-- Work to complete --
Return the material word for word. Do not include the pictures.

begin Dataset excerpt

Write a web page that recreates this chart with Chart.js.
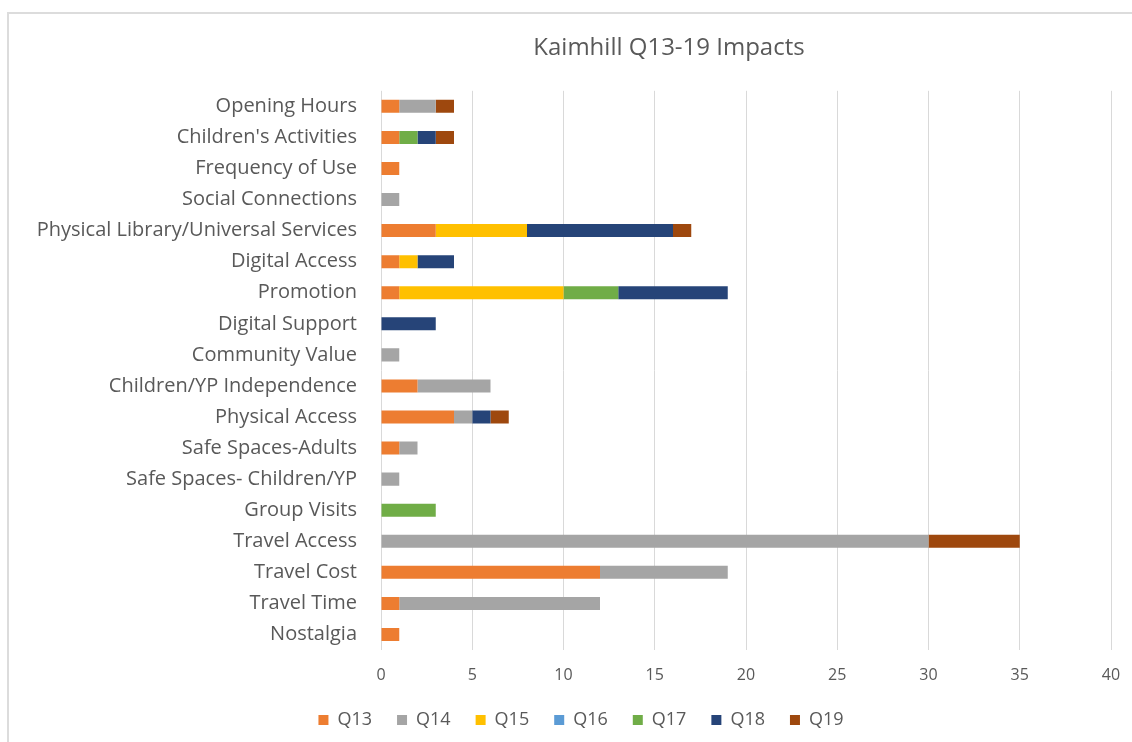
<!DOCTYPE html>
<html>
<head>
<meta charset="utf-8">
<script src="https://cdn.jsdelivr.net/npm/chart.js@4"></script>
<style>
    html, body { margin: 0; padding: 0; background: #fff; overflow: hidden; }
    #frame {
        position: absolute; left: 7px; top: 12px; width: 1200px; height: 800px;
        border: 2px solid #dcdcdc; box-sizing: border-box;
    }
    #wrap { position: absolute; left: 0; top: 0; width: 1132px; height: 742px; }
</style>
</head>
<body>
<div id="frame"></div>
<div id="wrap"><canvas id="impactChart" width="1132" height="742"></canvas></div>
<script>
// Categories, top to bottom
const CATEGORIES = [
    'Opening Hours', "Children's Activities", 'Frequency of Use', 'Social Connections',
    'Physical Library/Universal Services', 'Digital Access', 'Promotion', 'Digital Support',
    'Community Value', 'Children/YP Independence', 'Physical Access', 'Safe Spaces-Adults',
    'Safe Spaces- Children/YP', 'Group Visits', 'Travel Access', 'Travel Cost',
    'Travel Time', 'Nostalgia'
];

// Series values, same order as categories
const Q13 = [1, 1, 1, 0, 3, 1, 1, 0, 0, 2, 4, 1, 0, 0, 0, 12, 1, 1];
const Q14 = [2, 0, 0, 1, 0, 0, 0, 0, 1, 4, 1, 1, 1, 0, 30, 7, 11, 0];
const Q15 = [0, 0, 0, 0, 5, 1, 9, 0, 0, 0, 0, 0, 0, 0, 0, 0, 0, 0];
const Q16 = [0, 0, 0, 0, 0, 0, 0, 0, 0, 0, 0, 0, 0, 0, 0, 0, 0, 0];
const Q17 = [0, 1, 0, 0, 0, 0, 3, 0, 0, 0, 0, 0, 0, 3, 0, 0, 0, 0];
const Q18 = [0, 1, 0, 0, 8, 2, 6, 3, 0, 0, 1, 0, 0, 0, 0, 0, 0, 0];
const Q19 = [1, 1, 0, 0, 1, 0, 0, 0, 0, 0, 1, 0, 0, 0, 5, 0, 0, 0];

const SERIES_NAMES = ['Q13', 'Q14', 'Q15', 'Q16', 'Q17', 'Q18', 'Q19'];
const SERIES_VALUES = [Q13, Q14, Q15, Q16, Q17, Q18, Q19];
const SERIES_COLORS = ['#ED7D31', '#A5A5A5', '#FFC000', '#5B9BD5', '#70AD47', '#264478', '#9E480E'];

// Axis range
const X_MIN = 0;
const X_MAX = 40;
const X_STEP = 5;

const TEXT_COLOR = '#595959';
const GRID_COLOR = '#d9d9d9';
const FONT = '"Open Sans", Lato, sans-serif';

// Excel centres title and legend on its own frame, not on the canvas
const TITLE_CENTER_X = 669;
const LEGEND_CENTER_X = 581;

const centerBoxes = {
    id: 'centerBoxes',
    afterLayout(chart) {
        const move = (box, cx) => {
            if (!box) return;
            const w = box.right - box.left;
            box.left = cx - w / 2;
            box.right = cx + w / 2;
        };
        move(chart.titleBlock, TITLE_CENTER_X);
        move(chart.legend, LEGEND_CENTER_X);
    }
};

const datasets = SERIES_NAMES.map((name, i) => ({
    label: name,
    data: SERIES_VALUES[i],
    backgroundColor: SERIES_COLORS[i],
    borderWidth: 0,
    categoryPercentage: 1,
    barPercentage: 0.42
}));

const ctx = document.getElementById('impactChart').getContext('2d');
new Chart(ctx, {
    type: 'bar',
    data: { labels: CATEGORIES, datasets: datasets },
    plugins: [centerBoxes],
    options: {
        indexAxis: 'y',
        responsive: false,
        animation: false,
        layout: { padding: { left: 0, right: 21, top: 12, bottom: 3 } },
        plugins: {
            title: {
                display: true,
                text: 'Kaimhill Q13-19 Impacts',
                color: TEXT_COLOR,
                font: { family: FONT, size: 24, weight: 'normal' },
                padding: { top: 22, bottom: 28 }
            },
            legend: {
                display: true,
                position: 'bottom',
                labels: {
                    color: TEXT_COLOR,
                    font: { family: FONT, size: 18 },
                    boxWidth: 10,
                    boxHeight: 10,
                    padding: 25
                }
            },
            tooltip: { enabled: false }
        },
        scales: {
            x: {
                stacked: true,
                min: X_MIN,
                max: X_MAX,
                ticks: {
                    stepSize: X_STEP,
                    color: TEXT_COLOR,
                    font: { family: FONT, size: 16 },
                    padding: 16
                },
                grid: { color: GRID_COLOR, lineWidth: 1, drawTicks: false },
                border: { display: false },
                afterFit: function(scale) {
                    scale.height = 36;
                    scale.paddingLeft = 0;
                    scale.paddingRight = 0;
                }
            },
            y: {
                stacked: true,
                ticks: {
                    color: TEXT_COLOR,
                    font: { family: FONT, size: 20 },
                    padding: 24,
                    autoSkip: false
                },
                grid: { display: false, drawTicks: false },
                border: { display: false },
                afterFit: function(scale) { scale.width = 381; }
            }
        }
    }
});
</script>
</body>
</html>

end Dataset excerpt

-- Full answer --
Write a web page that recreates this chart with Chart.js.
<!DOCTYPE html>
<html>
<head>
<meta charset="utf-8">
<script src="https://cdn.jsdelivr.net/npm/chart.js@4"></script>
<style>
    html, body { margin: 0; padding: 0; background: #fff; overflow: hidden; }
    #frame {
        position: absolute; left: 7px; top: 12px; width: 1200px; height: 800px;
        border: 2px solid #dcdcdc; box-sizing: border-box;
    }
    #wrap { position: absolute; left: 0; top: 0; width: 1132px; height: 742px; }
</style>
</head>
<body>
<div id="frame"></div>
<div id="wrap"><canvas id="impactChart" width="1132" height="742"></canvas></div>
<script>
// Categories, top to bottom
const CATEGORIES = [
    'Opening Hours', "Children's Activities", 'Frequency of Use', 'Social Connections',
    'Physical Library/Universal Services', 'Digital Access', 'Promotion', 'Digital Support',
    'Community Value', 'Children/YP Independence', 'Physical Access', 'Safe Spaces-Adults',
    'Safe Spaces- Children/YP', 'Group Visits', 'Travel Access', 'Travel Cost',
    'Travel Time', 'Nostalgia'
];

// Series values, same order as categories
const Q13 = [1, 1, 1, 0, 3, 1, 1, 0, 0, 2, 4, 1, 0, 0, 0, 12, 1, 1];
const Q14 = [2, 0, 0, 1, 0, 0, 0, 0, 1, 4, 1, 1, 1, 0, 30, 7, 11, 0];
const Q15 = [0, 0, 0, 0, 5, 1, 9, 0, 0, 0, 0, 0, 0, 0, 0, 0, 0, 0];
const Q16 = [0, 0, 0, 0, 0, 0, 0, 0, 0, 0, 0, 0, 0, 0, 0, 0, 0, 0];
const Q17 = [0, 1, 0, 0, 0, 0, 3, 0, 0, 0, 0, 0, 0, 3, 0, 0, 0, 0];
const Q18 = [0, 1, 0, 0, 8, 2, 6, 3, 0, 0, 1, 0, 0, 0, 0, 0, 0, 0];
const Q19 = [1, 1, 0, 0, 1, 0, 0, 0, 0, 0, 1, 0, 0, 0, 5, 0, 0, 0];

const SERIES_NAMES = ['Q13', 'Q14', 'Q15', 'Q16', 'Q17', 'Q18', 'Q19'];
const SERIES_VALUES = [Q13, Q14, Q15, Q16, Q17, Q18, Q19];
const SERIES_COLORS = ['#ED7D31', '#A5A5A5', '#FFC000', '#5B9BD5', '#70AD47', '#264478', '#9E480E'];

// Axis range
const X_MIN = 0;
const X_MAX = 40;
const X_STEP = 5;

const TEXT_COLOR = '#595959';
const GRID_COLOR = '#d9d9d9';
const FONT = '"Open Sans", Lato, sans-serif';

// Excel centres title and legend on its own frame, not on the canvas
const TITLE_CENTER_X = 669;
const LEGEND_CENTER_X = 581;

const centerBoxes = {
    id: 'centerBoxes',
    afterLayout(chart) {
        const move = (box, cx) => {
            if (!box) return;
            const w = box.right - box.left;
            box.left = cx - w / 2;
            box.right = cx + w / 2;
        };
        move(chart.titleBlock, TITLE_CENTER_X);
        move(chart.legend, LEGEND_CENTER_X);
    }
};

const datasets = SERIES_NAMES.map((name, i) => ({
    label: name,
    data: SERIES_VALUES[i],
    backgroundColor: SERIES_COLORS[i],
    borderWidth: 0,
    categoryPercentage: 1,
    barPercentage: 0.42
}));

const ctx = document.getElementById('impactChart').getContext('2d');
new Chart(ctx, {
    type: 'bar',
    data: { labels: CATEGORIES, datasets: datasets },
    plugins: [centerBoxes],
    options: {
        indexAxis: 'y',
        responsive: false,
        animation: false,
        layout: { padding: { left: 0, right: 21, top: 12, bottom: 3 } },
        plugins: {
            title: {
                display: true,
                text: 'Kaimhill Q13-19 Impacts',
                color: TEXT_COLOR,
                font: { family: FONT, size: 24, weight: 'normal' },
                padding: { top: 22, bottom: 28 }
            },
            legend: {
                display: true,
                position: 'bottom',
                labels: {
                    color: TEXT_COLOR,
                    font: { family: FONT, size: 18 },
                    boxWidth: 10,
                    boxHeight: 10,
                    padding: 25
                }
            },
            tooltip: { enabled: false }
        },
        scales: {
            x: {
                stacked: true,
                min: X_MIN,
                max: X_MAX,
                ticks: {
                    stepSize: X_STEP,
                    color: TEXT_COLOR,
                    font: { family: FONT, size: 16 },
                    padding: 16
                },
                grid: { color: GRID_COLOR, lineWidth: 1, drawTicks: false },
                border: { display: false },
                afterFit: function(scale) {
                    scale.height = 36;
                    scale.paddingLeft = 0;
                    scale.paddingRight = 0;
                }
            },
            y: {
                stacked: true,
                ticks: {
                    color: TEXT_COLOR,
                    font: { family: FONT, size: 20 },
                    padding: 24,
                    autoSkip: false
                },
                grid: { display: false, drawTicks: false },
                border: { display: false },
                afterFit: function(scale) { scale.width = 381; }
            }
        }
    }
});
</script>
</body>
</html>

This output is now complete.